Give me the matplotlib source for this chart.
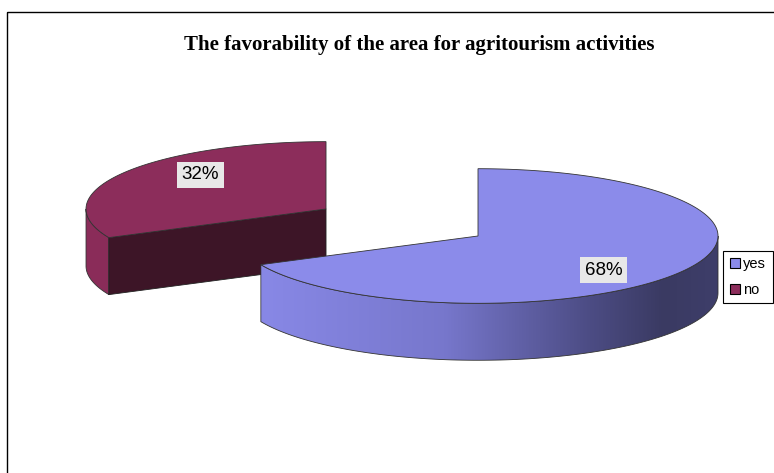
import numpy as np
import matplotlib
matplotlib.use("Agg")
import matplotlib.pyplot as plt
from matplotlib.patches import Polygon, Rectangle, Patch
from matplotlib.colors import LinearSegmentedColormap

# data
labels = ["yes", "no"]
values = [68, 32]
explode = [0.0, 0.75]
top_colors = ["#8B8BEA", "#8C2D5B"]
face_colors = ["#3C3C66", "#3D1527"]
wall_colors = [None, "#8A2C59"]  # None -> gradient
title = "The favorability of the area for agritourism activities"

# layout of the 3D pie (pixel-like units, y pointing down)
cx, cy = 478, 236
rx, ry = 240, 67.3
depth = 57
start_angle = 90

fig = plt.figure(figsize=(7.74, 4.73), dpi=100)
ax = fig.add_axes([0, 0, 1, 1])
ax.set_xlim(0, 774)
ax.set_ylim(473, 0)
ax.axis("off")

# chart frame
ax.add_patch(Rectangle((7, 12), 800, 500, fill=False, ec="black", lw=1))

grad_cmap = LinearSegmentedColormap.from_list(
    "wall", [(0, "#8888E6"), (0.4, "#7777CC"), (0.72, "#4C4C84"),
             (0.88, "#3A3A62"), (1, "#3E3E6A")])


def rim(t, ox, oy, dz=0.0):
    t = np.radians(t)
    return np.column_stack([ox + rx * np.cos(t), oy - ry * np.sin(t) + dz])


total = float(sum(values))
t2 = start_angle
slices = []
for i, v in enumerate(values):
    t1 = t2 - 360 * v / total
    mid = (t1 + t2) / 2
    ox = cx + explode[i] * rx * np.cos(np.radians(mid))
    oy = cy - explode[i] * ry * np.sin(np.radians(mid))
    slices.append((i, t1, t2, mid, ox, oy))
    t2 = t1

# draw back (exploded) slices first
for i, t1, t2, mid, ox, oy in sorted(slices, key=lambda s: -explode[s[0]]):
    z = 4 if explode[i] == 0 else 1
    # curved outer wall (front half only)
    for k in range(-2, 2):
        lo, hi = max(t1, 180 + 360 * k), min(t2, 360 + 360 * k)
        if hi <= lo:
            continue
        ts = np.linspace(lo, hi, 120)
        pts = np.vstack([rim(ts, ox, oy), rim(ts[::-1], ox, oy, depth)])
        if wall_colors[i] is None:
            poly = Polygon(pts, closed=True, fc="none", ec="#333333", lw=0.6, zorder=z + 0.2)
            ax.add_patch(poly)
            x0, x1 = pts[:, 0].min(), pts[:, 0].max()
            y0, y1 = pts[:, 1].min(), pts[:, 1].max()
            im = ax.imshow(np.linspace(0, 1, 256)[None, :], cmap=grad_cmap,
                           extent=(x0, x1, y1, y0), aspect="auto", zorder=z + 0.1)
            im.set_clip_path(poly)
        else:
            ax.add_patch(Polygon(pts, closed=True, fc=wall_colors[i],
                                 ec="#333333", lw=0.6, zorder=z + 0.1))
    # radial cut faces facing the viewer
    for t, n in [(t1, t1 - 90), (t2, t2 + 90)]:
        if np.sin(np.radians(n)) < -1e-6:
            p = rim(np.array([t]), ox, oy)[0]
            pts = [(ox, oy), p, (p[0], p[1] + depth), (ox, oy + depth)]
            ax.add_patch(Polygon(pts, closed=True, fc=face_colors[i],
                                 ec="#222222", lw=0.6, zorder=z + 0.1))
    # top face
    ts = np.linspace(t1, t2, 200)
    pts = np.vstack([[ox, oy], rim(ts, ox, oy)])
    ax.add_patch(Polygon(pts, closed=True, fc=top_colors[i],
                         ec="#333333", lw=0.6, zorder=z + 0.3))
    # label
    lx = ox + 0.62 * rx * np.cos(np.radians(mid))
    ly = oy - 0.95 * ry * np.sin(np.radians(mid))
    ax.text(lx, ly, f"{values[i] / total:.0%}", ha="center", va="center",
            fontsize=13.5, family="Liberation Sans", zorder=6,
            bbox=dict(boxstyle="square,pad=0.25", fc="#E8E8E8", ec="none"))

fig.text(419 / 774, 1 - 45 / 473, title, ha="center", va="center",
         family="Liberation Serif", weight="bold", fontsize=15)

handles = [Patch(fc=c, ec="black", lw=0.8) for c in top_colors]
leg = ax.legend(handles, labels, loc="center left",
                bbox_to_anchor=(723 / 774, 1 - 277 / 473),
                prop=dict(family="Liberation Sans", size=10.5),
                fancybox=False, edgecolor="black", framealpha=1,
                handlelength=0.7, handleheight=0.7, handletextpad=0.25,
                labelspacing=0.8, borderpad=0.45, borderaxespad=0)
leg.get_frame().set_linewidth(0.8)

fig.savefig("out.png", dpi=100)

Problem description:
Leave out the pictures and restate, word for word, the lines from the top of the data through the line containing "from matplotlib.colors import", both included.

Result below:
Give me the matplotlib source for this chart.
import numpy as np
import matplotlib
matplotlib.use("Agg")
import matplotlib.pyplot as plt
from matplotlib.patches import Polygon, Rectangle, Patch
from matplotlib.colors import LinearSegmentedColormap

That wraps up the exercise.